▸ **Exercise aim**
Print, word for word, every line from the beginning of the listing up to and including the line with "from matplotlib.patches import Rectangle". Pictures are to be excluded.

▸ **Data extract**

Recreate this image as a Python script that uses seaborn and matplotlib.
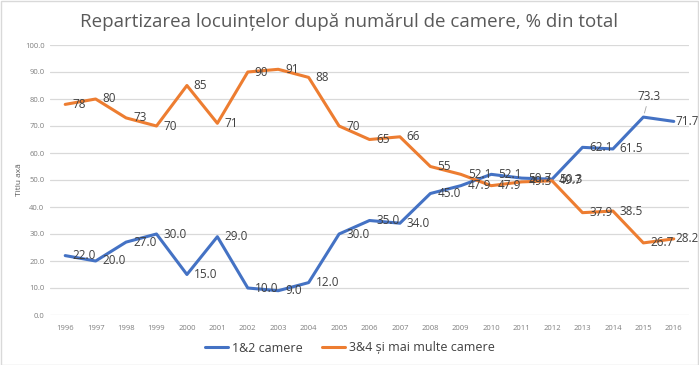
import matplotlib
matplotlib.use("Agg")
import matplotlib.pyplot as plt
import seaborn as sns
import pandas as pd
from matplotlib.patches import Rectangle

years = list(range(1996, 2017))
s1_name = "1&2 camere"
s2_name = "3&4 și mai multe camere"
s1 = [22.0, 20.0, 27.0, 30.0, 15.0, 29.0, 10.0, 9.0, 12.0, 30.0, 35.0, 34.0,
      45.0, 47.9, 52.1, 50.7, 50.3, 62.1, 61.5, 73.3, 71.7]
s2 = [78, 80, 73, 70, 85, 71, 90, 91, 88, 70, 65, 66,
      55, 52.1, 47.9, 49.3, 49.7, 37.9, 38.5, 26.7, 28.2]
s1_labels = [f"{v:.1f}" for v in s1]
s2_labels = ["78", "80", "73", "70", "85", "71", "90", "91", "88", "70", "65", "66",
             "55", "52.1", "47.9", "49.3", "49.7", "37.9", "38.5", "26.7", "28.2"]
title = "Repartizarea locuințelor după numărul de camere, % din total"
ylabel = "Titlu axă"
yticks = [0, 10, 20, 30, 40, 50, 60, 70, 80, 90, 100]

sns.set_theme(style="white")
plt.rcParams['font.family'] = ['Open Sans', 'DejaVu Sans']

df = pd.DataFrame({
    "An": years * 2,
    "Valoare": s1 + s2,
    "Serie": [s1_name] * len(years) + [s2_name] * len(years),
})

blue = "#4472C4"
orange = "#ED7D31"
fig = plt.figure(figsize=(6.99, 3.65), dpi=100)
ax = fig.add_axes([50/699, 1-315/365, 639/699, 270/365])
sns.lineplot(data=df, x="An", y="Valoare", hue="Serie",
             palette={s1_name: blue, s2_name: orange},
             linewidth=2.2, ax=ax, legend=True)

ax.set_xlim(years[0]-0.5, years[-1]+0.5)
ax.set_ylim(0, 100)
ax.set_yticks(yticks)
ax.set_yticklabels([f"{v:.1f}" for v in yticks])
ax.set_xticks(years)
ax.set_xticklabels([str(y) for y in years])
ax.tick_params(axis='both', labelsize=5.5, labelcolor="#7f7f7f", length=0)
ax.tick_params(axis='x', pad=7)
ax.tick_params(axis='y', pad=4)
ax.grid(axis='y', color="#d9d9d9", linewidth=0.9)
ax.set_axisbelow(True)
for sp in ax.spines.values():
    sp.set_visible(False)
ax.set_xlabel("")
ax.set_ylabel(ylabel, fontsize=6, color="#595959", labelpad=1)

lab_col = "#404040"
last = years[-1]
for x, v, t in zip(years, s1, s1_labels):
    if x == 2015:
        ax.annotate(t, (x, v), xytext=(4, 10), textcoords='offset points',
                    ha='center', va='bottom', fontsize=8.5, color=lab_col,
                    arrowprops=dict(arrowstyle='-', color="#a6a6a6", lw=0.6,
                                    shrinkA=0, shrinkB=3))
    else:
        dx = 1 if x == last else 5
        ax.annotate(t, (x, v), xytext=(dx, 0), textcoords='offset points',
                    ha='left', va='center', fontsize=8.5, color=lab_col)
for x, v, t in zip(years, s2, s2_labels):
    dx = 1 if x == last else 5
    ax.annotate(t, (x, v), xytext=(dx, 0), textcoords='offset points',
                ha='left', va='center', fontsize=8.5, color=lab_col)

fig.suptitle(title, x=0.5, y=0.965, fontsize=13.5, color="#595959")

leg = ax.legend(loc='center', bbox_to_anchor=(350/699, 1-348/365),
                bbox_transform=fig.transFigure, ncol=2, frameon=False,
                fontsize=9, handlelength=1.8, handletextpad=0.3,
                columnspacing=1.6, labelcolor="#404040")
for h in leg.get_lines():
    h.set_linewidth(2.2)

fig.patches.append(Rectangle((0.5/699, 0.5/365), 1-1.5/699, 1-1.5/365,
                             transform=fig.transFigure, fill=False,
                             edgecolor="#d9d9d9", linewidth=1))
fig.savefig("out.png", dpi=100)
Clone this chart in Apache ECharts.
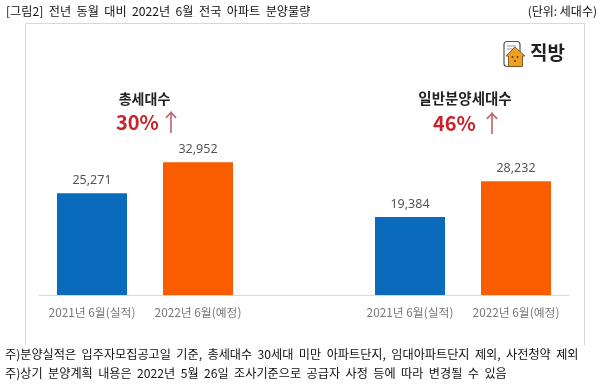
<!DOCTYPE html>
<html><head><meta charset="utf-8">
<style>html,body{margin:0;padding:0;background:#fff}#c{width:600px;height:386px}</style>
<script src="https://cdn.jsdelivr.net/npm/echarts@6/dist/echarts.min.js"></script>
</head><body><div id="c"></div>
<script>
const categories = ['2021년 6월(실적)', '2022년 6월(예정)', '', '2021년 6월(실적)', '2022년 6월(예정)'];
const values = [25271, 32952, null, 19384, 28232];
const barColors = ['#0a6bbd', '#fa5c00', '#fff', '#0a6bbd', '#fa5c00'];
const titleText = '[그림2]  전년  동월  대비  2022년  6월  전국  아파트  분양물량';
const unitText = '(단위: 세대수)';
const noteLines = ['주)분양실적은  입주자모집공고일  기준,  총세대수  30세대  미만  아파트단지,  임대아파트단지  제외,  사전청약  제외',
                   '주)상기  분양계획  내용은  2022년  5월  26일  조사기준으로  공급자  사정  등에  따라  변경될  수  있음'];
const KR = '"Noto Sans CJK KR","Noto Sans",sans-serif';
const chart = echarts.init(document.getElementById('c'), null, {renderer:'canvas'});
function txt(x,y,text,size,color,weight,align){
  return {type:'text',x,y,z:5,style:{text,fontSize:size,fill:color,fontWeight:weight||'normal',fontFamily:KR,
    align:align||'left',verticalAlign:'middle'}};
}
chart.setOption({
  animation:false,
  backgroundColor:'#fff',
  grid:{left:39,right:31,top:134,bottom:91,containLabel:false},
  xAxis:{type:'category',data:categories,
    axisLine:{lineStyle:{color:'#d9d9d9',width:1}},axisTick:{show:false},
    axisLabel:{color:'#777',fontSize:11.8,fontFamily:KR,margin:12,interval:0}},
  yAxis:{type:'value',min:0,max:40000,show:false,splitLine:{show:false}},
  series:[{type:'bar',barWidth:70,
    data:values.map((v,i)=>({value:v,itemStyle:{color:barColors[i]}})),
    label:{show:true,position:'top',distance:6,color:'#555',fontSize:12.5,fontFamily:'"Noto Sans",sans-serif',
      formatter:p=>p.value==null?'':Number(p.value).toLocaleString('en-US')}}],
  graphic:[
    {type:'polyline',z:1,shape:{points:[[25.5,345],[25.5,23.5],[584.5,23.5],[584.5,345]]},style:{fill:null,stroke:'#d8d8d8',lineWidth:1}},
    txt(6,11,titleText,12.15,'#111'),
    txt(597,11,unitText,12,'#111',null,'right'),
    // logo
    {type:'rect',z:5,shape:{x:504,y:41.5,width:16,height:25,r:3},style:{fill:'#fff',stroke:'#555',lineWidth:1.2}},
    {type:'line',z:5,shape:{x1:507,y1:46,x2:516,y2:46},style:{stroke:'#999',lineWidth:1}},
    {type:'line',z:5,shape:{x1:507,y1:49,x2:513,y2:49},style:{stroke:'#999',lineWidth:1}},
    {type:'polygon',z:6,shape:{points:[[515,47],[525,56],[522.5,56],[522.5,66.5],[508.5,66.5],[508.5,56],[506,56]]},style:{fill:'#f0a020',stroke:'#6b5320',lineWidth:.9,lineJoin:'round'}},
    {type:'circle',z:7,shape:{cx:512.5,cy:57,r:1},style:{fill:'#5a3c10'}},
    {type:'circle',z:7,shape:{cx:517.5,cy:57,r:1},style:{fill:'#5a3c10'}},
    {type:'circle',z:7,shape:{cx:515,cy:61,r:1},style:{fill:'#5a3c10'}},
    txt(530,53,'직방',19,'#222','bold'),
    txt(144.5,99,'총세대수',14,'#222','bold','center'),
    txt(116,122,'30%',20,'#c8232a','bold'),
    txt(171,122,'↑',24,'#bd6a70','normal','center'),
    txt(465,98,'일반분양세대수',14.5,'#222','bold','center'),
    txt(433,123,'46%',20,'#c8232a','bold'),
    txt(492,123,'↑',24,'#bd6a70','normal','center'),
    txt(5,354,noteLines[0],12.15,'#111'),
    txt(5,373,noteLines[1],12.15,'#111')
  ]
});
</script></body></html>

▸ **Correct answer**
Recreate this image as a Python script that uses seaborn and matplotlib.
import matplotlib
matplotlib.use("Agg")
import matplotlib.pyplot as plt
import seaborn as sns
import pandas as pd
from matplotlib.patches import Rectangle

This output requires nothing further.